Records with drawing code:
— START —

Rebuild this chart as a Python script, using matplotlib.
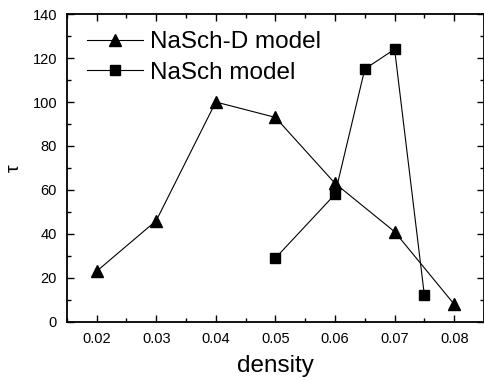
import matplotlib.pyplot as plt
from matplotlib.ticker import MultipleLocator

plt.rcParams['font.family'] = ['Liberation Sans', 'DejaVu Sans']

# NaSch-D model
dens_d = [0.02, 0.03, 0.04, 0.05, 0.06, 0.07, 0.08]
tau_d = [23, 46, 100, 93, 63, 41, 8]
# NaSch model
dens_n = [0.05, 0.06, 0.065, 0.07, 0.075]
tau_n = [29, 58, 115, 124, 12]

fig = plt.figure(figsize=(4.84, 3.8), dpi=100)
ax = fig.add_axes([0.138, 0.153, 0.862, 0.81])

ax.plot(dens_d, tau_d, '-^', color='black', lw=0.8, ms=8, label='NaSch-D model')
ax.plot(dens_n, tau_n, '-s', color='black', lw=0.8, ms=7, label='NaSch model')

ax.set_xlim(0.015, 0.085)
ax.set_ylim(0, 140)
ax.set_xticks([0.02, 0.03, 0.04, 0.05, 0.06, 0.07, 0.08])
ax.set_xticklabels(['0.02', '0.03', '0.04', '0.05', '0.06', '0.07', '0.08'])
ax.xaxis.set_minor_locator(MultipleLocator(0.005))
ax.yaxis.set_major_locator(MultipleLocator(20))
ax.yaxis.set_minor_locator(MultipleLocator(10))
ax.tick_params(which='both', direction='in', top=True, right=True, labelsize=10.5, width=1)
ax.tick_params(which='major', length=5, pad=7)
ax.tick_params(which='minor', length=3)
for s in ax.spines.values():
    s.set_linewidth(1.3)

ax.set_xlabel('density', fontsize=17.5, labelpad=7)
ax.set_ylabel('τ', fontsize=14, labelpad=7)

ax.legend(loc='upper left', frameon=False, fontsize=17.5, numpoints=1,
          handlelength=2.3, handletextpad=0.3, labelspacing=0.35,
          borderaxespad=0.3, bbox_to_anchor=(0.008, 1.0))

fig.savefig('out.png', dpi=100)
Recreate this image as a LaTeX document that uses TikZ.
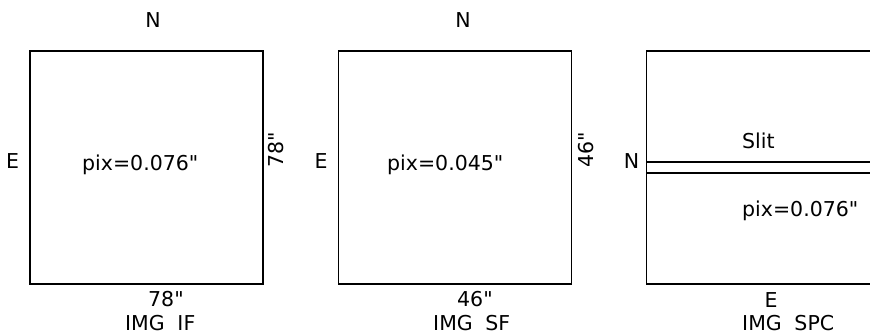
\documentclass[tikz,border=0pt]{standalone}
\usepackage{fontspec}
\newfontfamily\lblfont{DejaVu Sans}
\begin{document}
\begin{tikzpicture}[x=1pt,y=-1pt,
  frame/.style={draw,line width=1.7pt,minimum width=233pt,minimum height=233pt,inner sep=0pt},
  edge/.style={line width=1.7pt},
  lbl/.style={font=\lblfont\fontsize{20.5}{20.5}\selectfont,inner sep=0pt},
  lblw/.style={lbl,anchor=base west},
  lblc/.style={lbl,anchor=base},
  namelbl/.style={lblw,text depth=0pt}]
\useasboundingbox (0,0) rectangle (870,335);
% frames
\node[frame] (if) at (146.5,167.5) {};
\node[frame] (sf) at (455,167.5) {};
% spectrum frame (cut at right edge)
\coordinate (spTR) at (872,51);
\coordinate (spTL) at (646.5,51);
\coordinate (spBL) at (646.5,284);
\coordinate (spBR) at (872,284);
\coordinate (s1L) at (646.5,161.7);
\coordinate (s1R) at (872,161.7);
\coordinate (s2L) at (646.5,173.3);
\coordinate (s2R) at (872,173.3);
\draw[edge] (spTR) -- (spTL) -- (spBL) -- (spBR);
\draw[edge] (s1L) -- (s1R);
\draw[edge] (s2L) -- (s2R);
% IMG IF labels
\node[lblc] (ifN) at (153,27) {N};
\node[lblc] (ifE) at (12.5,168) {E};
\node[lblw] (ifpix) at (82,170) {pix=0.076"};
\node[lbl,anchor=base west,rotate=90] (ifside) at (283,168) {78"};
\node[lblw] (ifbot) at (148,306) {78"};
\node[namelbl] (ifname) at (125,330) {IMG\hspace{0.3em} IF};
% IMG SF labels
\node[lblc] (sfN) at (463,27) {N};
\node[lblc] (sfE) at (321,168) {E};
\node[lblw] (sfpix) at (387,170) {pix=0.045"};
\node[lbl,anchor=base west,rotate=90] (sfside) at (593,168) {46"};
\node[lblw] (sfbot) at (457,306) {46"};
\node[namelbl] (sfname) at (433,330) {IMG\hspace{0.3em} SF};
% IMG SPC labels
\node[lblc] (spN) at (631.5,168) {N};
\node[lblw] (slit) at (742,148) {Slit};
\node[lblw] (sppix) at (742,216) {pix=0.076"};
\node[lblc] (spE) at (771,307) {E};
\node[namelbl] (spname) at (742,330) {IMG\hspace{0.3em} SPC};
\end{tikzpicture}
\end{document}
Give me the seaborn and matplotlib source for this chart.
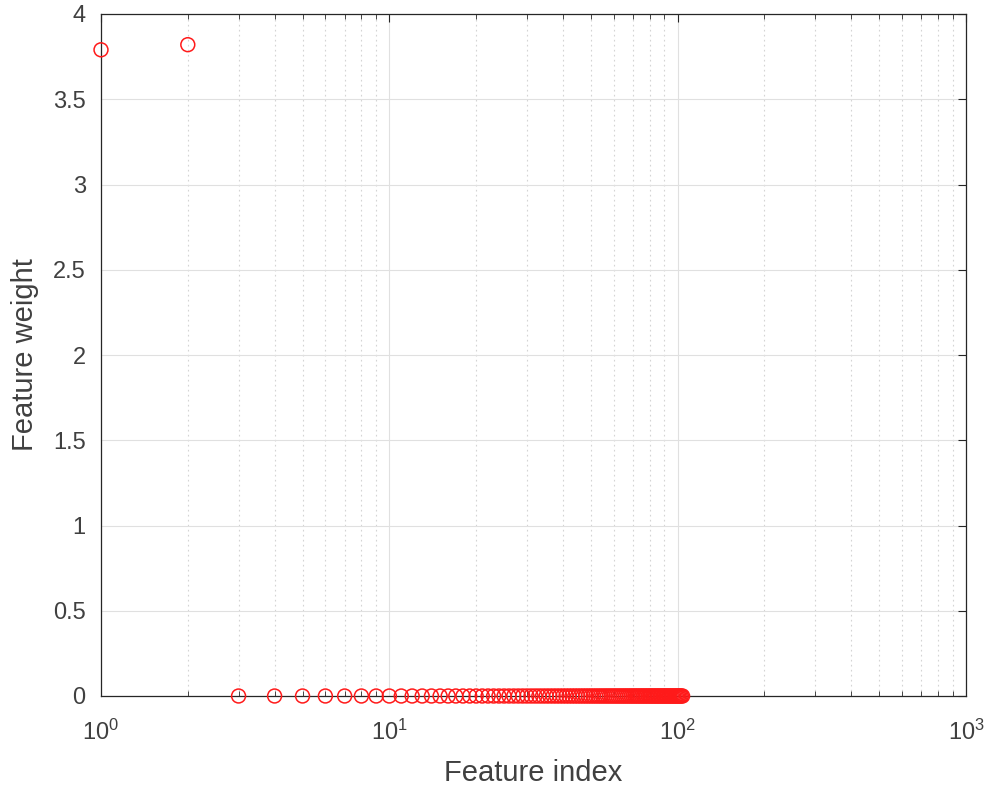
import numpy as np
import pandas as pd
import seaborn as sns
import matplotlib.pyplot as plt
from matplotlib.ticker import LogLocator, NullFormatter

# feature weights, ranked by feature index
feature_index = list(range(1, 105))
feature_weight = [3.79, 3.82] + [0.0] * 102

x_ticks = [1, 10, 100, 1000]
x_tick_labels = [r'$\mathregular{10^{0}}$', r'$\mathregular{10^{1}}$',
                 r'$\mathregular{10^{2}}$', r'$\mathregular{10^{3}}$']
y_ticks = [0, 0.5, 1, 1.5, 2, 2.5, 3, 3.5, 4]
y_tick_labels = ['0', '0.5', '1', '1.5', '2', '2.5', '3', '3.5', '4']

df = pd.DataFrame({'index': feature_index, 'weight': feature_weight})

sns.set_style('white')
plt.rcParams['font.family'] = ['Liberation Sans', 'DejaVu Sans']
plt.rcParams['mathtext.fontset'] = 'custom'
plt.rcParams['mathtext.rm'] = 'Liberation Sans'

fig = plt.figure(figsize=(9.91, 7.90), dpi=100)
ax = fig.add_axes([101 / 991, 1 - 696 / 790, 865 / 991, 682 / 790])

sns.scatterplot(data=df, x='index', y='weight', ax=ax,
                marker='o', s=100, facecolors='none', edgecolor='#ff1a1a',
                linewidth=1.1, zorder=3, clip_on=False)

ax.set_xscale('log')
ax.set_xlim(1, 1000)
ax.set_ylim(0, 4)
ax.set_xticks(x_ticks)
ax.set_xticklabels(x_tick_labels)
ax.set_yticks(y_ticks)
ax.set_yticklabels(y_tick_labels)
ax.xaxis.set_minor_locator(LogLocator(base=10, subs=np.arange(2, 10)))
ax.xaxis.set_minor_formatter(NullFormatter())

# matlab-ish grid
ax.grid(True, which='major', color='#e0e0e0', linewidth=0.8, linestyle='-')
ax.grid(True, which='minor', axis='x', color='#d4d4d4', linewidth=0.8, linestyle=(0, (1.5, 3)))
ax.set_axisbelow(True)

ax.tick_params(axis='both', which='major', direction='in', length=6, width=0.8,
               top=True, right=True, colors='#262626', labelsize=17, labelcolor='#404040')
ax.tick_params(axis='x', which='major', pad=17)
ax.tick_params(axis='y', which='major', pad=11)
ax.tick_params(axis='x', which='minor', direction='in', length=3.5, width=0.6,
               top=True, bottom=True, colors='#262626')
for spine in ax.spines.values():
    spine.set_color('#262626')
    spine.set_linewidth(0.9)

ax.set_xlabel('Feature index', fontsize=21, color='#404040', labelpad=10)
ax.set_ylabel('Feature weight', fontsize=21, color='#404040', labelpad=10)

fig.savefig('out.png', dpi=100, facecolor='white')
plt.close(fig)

— END —

> YOUR GOAL
Copy the records above from the first line through the line containing "ms=7, label='NaSch model')", both included, and leave out any pictures.

> FINAL RESULT
Rebuild this chart as a Python script, using matplotlib.
import matplotlib.pyplot as plt
from matplotlib.ticker import MultipleLocator

plt.rcParams['font.family'] = ['Liberation Sans', 'DejaVu Sans']

# NaSch-D model
dens_d = [0.02, 0.03, 0.04, 0.05, 0.06, 0.07, 0.08]
tau_d = [23, 46, 100, 93, 63, 41, 8]
# NaSch model
dens_n = [0.05, 0.06, 0.065, 0.07, 0.075]
tau_n = [29, 58, 115, 124, 12]

fig = plt.figure(figsize=(4.84, 3.8), dpi=100)
ax = fig.add_axes([0.138, 0.153, 0.862, 0.81])

ax.plot(dens_d, tau_d, '-^', color='black', lw=0.8, ms=8, label='NaSch-D model')
ax.plot(dens_n, tau_n, '-s', color='black', lw=0.8, ms=7, label='NaSch model')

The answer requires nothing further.